People are always asking me, "How do you like your new job?" or "How's it going on the job?" And there is so much I am still trying to figure out, not only about the new job, but about myself and life's transitions. Like, why am I thrown into new contexts and learning situations over and over again. Is it wrong to question? Am I putting on a good front most of the time or am I truly content? Are there feelings I simply push down?

As I was running today, I overheard the conversation of the group behind me (obviously they were not racing if they could still converse!) The woman speaking was talking about story vs. Story and vision vs. Vision. My story, our stories vs. God's Story. My vision, our vision vs. God's Vision. How do the struggles and successes of my life story fit into the bigger picture of God's Story and His Vision and purpose? I need not know, simply trust and follow and love.

Tuesday, October 7, 2008

Glimpses of the Grandboys

Skye (7/29/97), Malachi (11/21/98), Elijah (1/27/05)
Lest the boys feel left out, here are a few of the many recent photo-memories.

Upland Labor Day festival purchases. (Mom isn't going to like these boy-favorites.)

Grandparents Day at Desoto Elementary--Malachi.

Malachi--Saturday Soccer

Skye making churros at Grandma's after school.

Skye--Upland Cardinals quarterback

Monday, October 6, 2008

Sweet Seventeen

Kayla, our oldest grandchild, wanted a fancy dress-up dinner to celebrate her 17th birthday. Chef-trained son Stephan offered to prepare and serve a special meal for his neice and her three VIP guests. We are hardly acquainted with the level of sophistication he provided. It was a learning experience for all of us and especially the young ladies at the birthday table.
Most family members were helping produce and present the elegant courses.

Lovely Karen, chef's wife, and Mike in the kitchen.

We started with a Tableside Caesar Salad followed by an Entree of Peanut encrusted Balantine of Chicken, Swirled Yams and Mashed Potatoes, Carmelized Onions and Peppers, and Glazed Carrots, then followed that with a Lemon Sherbet on an ice plate for a palette cleanser and finished with Strawberry Lattes Tableside.

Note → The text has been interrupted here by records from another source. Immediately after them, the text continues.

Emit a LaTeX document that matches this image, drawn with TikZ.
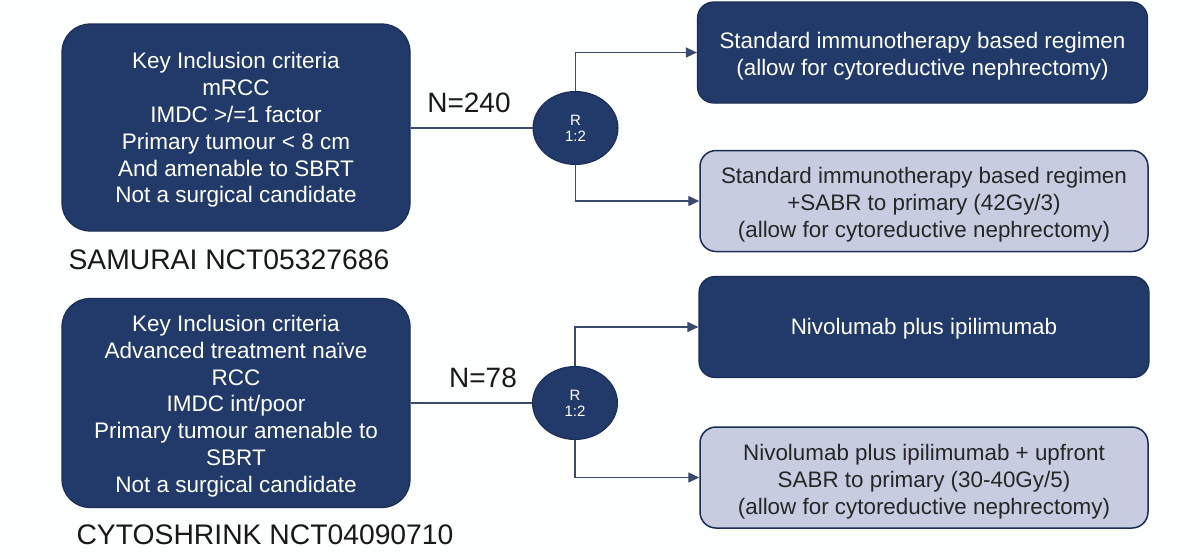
\documentclass[tikz,border=0pt]{standalone}
\usepackage{fontspec}
\setmainfont{Liberation Sans}
\usetikzlibrary{shapes.geometric,arrows.meta}
\definecolor{navy}{HTML}{213A6A}
\definecolor{navyedge}{HTML}{1A2D55}
\definecolor{lightbox}{HTML}{C7CCE1}
\definecolor{conn}{HTML}{3A4A6E}
\definecolor{bg}{HTML}{FDFEFE}
\newcommand\shifttext[2]{\raisebox{-#1}[\height][\depth]{\begin{tabular}{@{}c@{}}#2\end{tabular}}}
\tikzset{
  crit/.style={draw=navyedge, line width=1.2pt, fill=navy, rounded corners=28pt,
    text=white, minimum width=348pt, inner sep=0pt,
    font=\fontsize{22.5}{26.8}\selectfont},
  darkarm/.style={draw=navyedge, line width=1.2pt, fill=navy, rounded corners=16pt,
    text=white, minimum width=450pt, minimum height=101pt, inner sep=0pt,
    font=\fontsize{22.4}{27}\selectfont},
  lightarm/.style={draw=navyedge, line width=1.5pt, fill=lightbox, rounded corners=16pt,
    text=black!85, minimum width=448pt, minimum height=101pt, inner sep=0pt,
    font=\fontsize{22.4}{27}\selectfont},
  rand/.style={ellipse, draw=navyedge, line width=1pt, fill=navy, text=white, align=center,
    minimum width=85pt, minimum height=73pt, inner sep=0pt, font=\fontsize{15}{16}\selectfont},
  nlabel/.style={font=\fontsize{28}{30}\selectfont, text=black!90},
  trial/.style={font=\fontsize{28.3}{30}\selectfont, text=black!90, anchor=west},
  link/.style={draw=conn, line width=1.4pt},
  arrowlink/.style={link, -{Triangle[length=11pt,width=10pt]}},
}
\begin{document}
\begin{tikzpicture}[x=1pt,y=-1pt]
\fill[bg] (0,0) rectangle (1200,558);
\useasboundingbox (0,0) rectangle (1200,558);

% SAMURAI
\node[crit, minimum height=207pt] (L1) at (236,127.5)
  {\shifttext{3pt}{Key Inclusion criteria\\mRCC\\IMDC >/=1 factor\\Primary tumour < 8 cm\\And amenable to SBRT\\Not a surgical candidate}};
\node[trial] (T1) at (65,260) {SAMURAI NCT05327686};
\node[rand] (C1) at (575.5,128) {R\\1:2};
\node[nlabel] (N1) at (469,103) {N=240};
\node[darkarm] (R1) at (922.5,52.5) {\shifttext{4.5pt}{Standard immunotherapy based regimen\\(allow for cytoreductive nephrectomy)}};
\node[lightarm] (R2) at (924,201) {\shifttext{4.5pt}{Standard immunotherapy based regimen\\+SABR to primary (42Gy/3)\\(allow for cytoreductive nephrectomy)}};
\draw[link] (L1.east |- C1.west) -- (C1.west);
\draw[arrowlink] (C1.north) |- (R1.west);
\draw[arrowlink] (C1.south) |- (R2.west);

% CYTOSHRINK
\node[crit, minimum height=209pt] (L2) at (236,403)
  {\shifttext{3.5pt}{Key Inclusion criteria\\Advanced treatment naïve\\RCC\\IMDC int/poor\\Primary tumour amenable to\\SBRT\\Not a surgical candidate}};
\node[trial] (T2) at (73,535) {CYTOSHRINK NCT04090710};
\node[rand] (C2) at (575,403) {R\\1:2};
\node[nlabel] (N2) at (483,378) {N=78};
\node[darkarm] (R3) at (924,327) {\shifttext{2pt}{Nivolumab plus ipilimumab}};
\node[lightarm] (R4) at (924,477.5) {\shifttext{4.5pt}{Nivolumab plus ipilimumab + upfront\\SABR to primary (30-40Gy/5)\\(allow for cytoreductive nephrectomy)}};
\draw[link] (L2.east |- C2.west) -- (C2.west);
\draw[arrowlink] (C2.north) |- (R3.west);
\draw[arrowlink] (C2.south) |- (R4.west);
\end{tikzpicture}
\end{document}
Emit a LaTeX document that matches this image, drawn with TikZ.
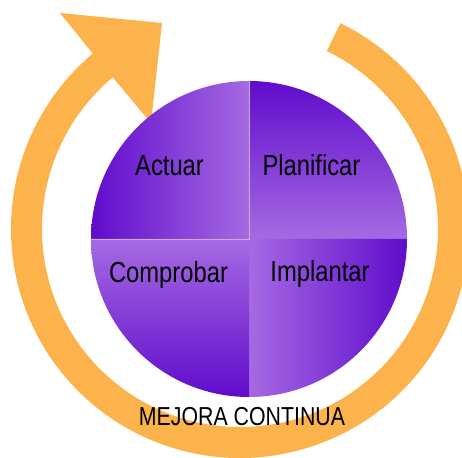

For a complete photo story go to: http://www.new.facebook.com/album.php?aid=2043438&l=1c78b&id=161503279 . What the photos are lacking is Chef Stephan's ongoing humor-filled description. This event really deserved to be on YouTube.

Wednesday, October 1, 2008

Friendly Faces

One week into the new job and still trying to figure out what, when, where and how; feeling a bit lost or overwhelmed at times. Today, however, after days of gathering information about the ELP (English Limited Proficient) students and meeting with most of the teachers from the three schools, I had a sense that things were beginning to come together.
Everywhere I go, I meet up with people I know from church or Sunday School, dear friends and new colleagues, some former students--all kind and encouraging, a very present help in this life transition. More importantly, however, we are a significant presence, strategically placed to impact lives in the schools.